● **Problem description**
Each line below must be set down exactly; omit any image you find.
--
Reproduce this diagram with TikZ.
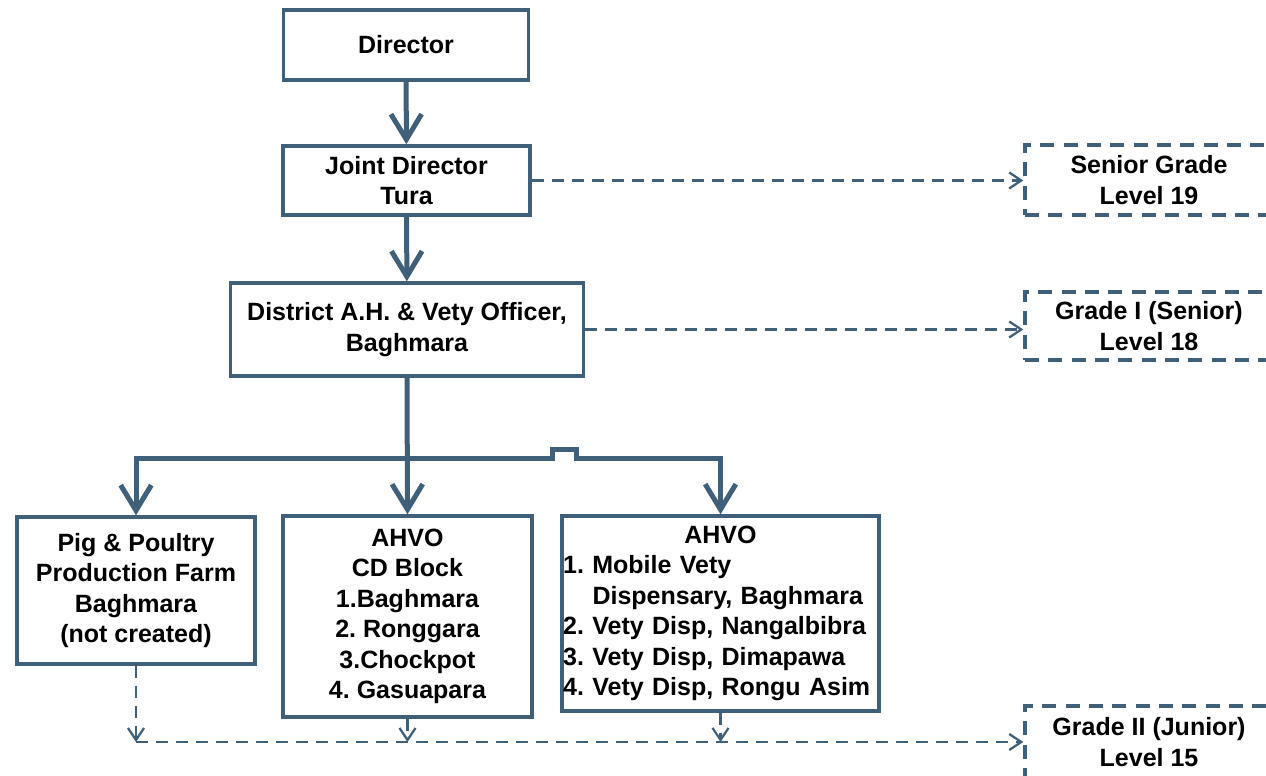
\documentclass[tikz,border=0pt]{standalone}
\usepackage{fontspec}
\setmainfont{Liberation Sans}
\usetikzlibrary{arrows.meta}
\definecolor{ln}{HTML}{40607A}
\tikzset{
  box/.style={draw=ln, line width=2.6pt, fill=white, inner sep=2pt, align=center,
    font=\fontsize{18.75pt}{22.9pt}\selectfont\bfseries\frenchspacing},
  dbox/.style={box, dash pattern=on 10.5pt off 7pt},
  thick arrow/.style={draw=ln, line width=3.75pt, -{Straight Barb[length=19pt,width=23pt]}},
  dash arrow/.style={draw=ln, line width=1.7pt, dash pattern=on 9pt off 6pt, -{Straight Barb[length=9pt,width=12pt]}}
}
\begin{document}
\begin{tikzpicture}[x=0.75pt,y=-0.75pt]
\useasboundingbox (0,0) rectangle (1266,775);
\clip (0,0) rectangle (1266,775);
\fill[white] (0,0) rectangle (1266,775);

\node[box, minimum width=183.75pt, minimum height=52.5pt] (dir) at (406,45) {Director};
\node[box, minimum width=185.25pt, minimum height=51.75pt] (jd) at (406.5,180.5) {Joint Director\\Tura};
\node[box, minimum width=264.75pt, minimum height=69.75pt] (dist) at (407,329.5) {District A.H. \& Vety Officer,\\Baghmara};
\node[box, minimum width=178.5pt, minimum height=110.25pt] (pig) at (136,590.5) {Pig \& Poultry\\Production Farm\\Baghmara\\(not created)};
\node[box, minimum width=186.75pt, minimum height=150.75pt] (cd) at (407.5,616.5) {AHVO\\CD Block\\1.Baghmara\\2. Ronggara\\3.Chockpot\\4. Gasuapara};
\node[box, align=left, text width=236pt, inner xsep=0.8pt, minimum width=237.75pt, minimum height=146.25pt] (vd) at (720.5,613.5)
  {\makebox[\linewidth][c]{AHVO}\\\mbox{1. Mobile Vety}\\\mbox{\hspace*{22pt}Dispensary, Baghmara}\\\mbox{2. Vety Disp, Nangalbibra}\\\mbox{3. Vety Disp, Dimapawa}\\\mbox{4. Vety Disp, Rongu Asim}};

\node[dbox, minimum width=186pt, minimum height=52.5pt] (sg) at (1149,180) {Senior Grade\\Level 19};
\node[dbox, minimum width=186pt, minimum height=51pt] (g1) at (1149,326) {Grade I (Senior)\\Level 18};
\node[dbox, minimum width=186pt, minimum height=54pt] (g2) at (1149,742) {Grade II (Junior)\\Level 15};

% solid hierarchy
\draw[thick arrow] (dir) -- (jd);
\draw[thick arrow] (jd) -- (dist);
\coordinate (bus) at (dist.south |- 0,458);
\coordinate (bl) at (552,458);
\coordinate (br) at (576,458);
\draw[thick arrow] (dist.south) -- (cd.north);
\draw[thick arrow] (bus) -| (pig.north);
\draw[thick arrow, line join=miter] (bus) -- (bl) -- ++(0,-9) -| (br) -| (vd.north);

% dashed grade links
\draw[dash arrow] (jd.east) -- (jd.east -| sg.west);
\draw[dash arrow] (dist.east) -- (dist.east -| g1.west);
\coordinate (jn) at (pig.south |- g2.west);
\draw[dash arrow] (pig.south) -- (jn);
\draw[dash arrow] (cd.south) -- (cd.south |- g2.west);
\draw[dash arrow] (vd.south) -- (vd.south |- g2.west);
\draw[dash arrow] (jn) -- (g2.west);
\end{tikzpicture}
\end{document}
--
● **Answer for the task**
Reproduce this diagram with TikZ.
\documentclass[tikz,border=0pt]{standalone}
\usepackage{fontspec}
\setmainfont{Liberation Sans}
\usetikzlibrary{arrows.meta}
\definecolor{ln}{HTML}{40607A}
\tikzset{
  box/.style={draw=ln, line width=2.6pt, fill=white, inner sep=2pt, align=center,
    font=\fontsize{18.75pt}{22.9pt}\selectfont\bfseries\frenchspacing},
  dbox/.style={box, dash pattern=on 10.5pt off 7pt},
  thick arrow/.style={draw=ln, line width=3.75pt, -{Straight Barb[length=19pt,width=23pt]}},
  dash arrow/.style={draw=ln, line width=1.7pt, dash pattern=on 9pt off 6pt, -{Straight Barb[length=9pt,width=12pt]}}
}
\begin{document}
\begin{tikzpicture}[x=0.75pt,y=-0.75pt]
\useasboundingbox (0,0) rectangle (1266,775);
\clip (0,0) rectangle (1266,775);
\fill[white] (0,0) rectangle (1266,775);

\node[box, minimum width=183.75pt, minimum height=52.5pt] (dir) at (406,45) {Director};
\node[box, minimum width=185.25pt, minimum height=51.75pt] (jd) at (406.5,180.5) {Joint Director\\Tura};
\node[box, minimum width=264.75pt, minimum height=69.75pt] (dist) at (407,329.5) {District A.H. \& Vety Officer,\\Baghmara};
\node[box, minimum width=178.5pt, minimum height=110.25pt] (pig) at (136,590.5) {Pig \& Poultry\\Production Farm\\Baghmara\\(not created)};
\node[box, minimum width=186.75pt, minimum height=150.75pt] (cd) at (407.5,616.5) {AHVO\\CD Block\\1.Baghmara\\2. Ronggara\\3.Chockpot\\4. Gasuapara};
\node[box, align=left, text width=236pt, inner xsep=0.8pt, minimum width=237.75pt, minimum height=146.25pt] (vd) at (720.5,613.5)
  {\makebox[\linewidth][c]{AHVO}\\\mbox{1. Mobile Vety}\\\mbox{\hspace*{22pt}Dispensary, Baghmara}\\\mbox{2. Vety Disp, Nangalbibra}\\\mbox{3. Vety Disp, Dimapawa}\\\mbox{4. Vety Disp, Rongu Asim}};

\node[dbox, minimum width=186pt, minimum height=52.5pt] (sg) at (1149,180) {Senior Grade\\Level 19};
\node[dbox, minimum width=186pt, minimum height=51pt] (g1) at (1149,326) {Grade I (Senior)\\Level 18};
\node[dbox, minimum width=186pt, minimum height=54pt] (g2) at (1149,742) {Grade II (Junior)\\Level 15};

% solid hierarchy
\draw[thick arrow] (dir) -- (jd);
\draw[thick arrow] (jd) -- (dist);
\coordinate (bus) at (dist.south |- 0,458);
\coordinate (bl) at (552,458);
\coordinate (br) at (576,458);
\draw[thick arrow] (dist.south) -- (cd.north);
\draw[thick arrow] (bus) -| (pig.north);
\draw[thick arrow, line join=miter] (bus) -- (bl) -- ++(0,-9) -| (br) -| (vd.north);

% dashed grade links
\draw[dash arrow] (jd.east) -- (jd.east -| sg.west);
\draw[dash arrow] (dist.east) -- (dist.east -| g1.west);
\coordinate (jn) at (pig.south |- g2.west);
\draw[dash arrow] (pig.south) -- (jn);
\draw[dash arrow] (cd.south) -- (cd.south |- g2.west);
\draw[dash arrow] (vd.south) -- (vd.south |- g2.west);
\draw[dash arrow] (jn) -- (g2.west);
\end{tikzpicture}
\end{document}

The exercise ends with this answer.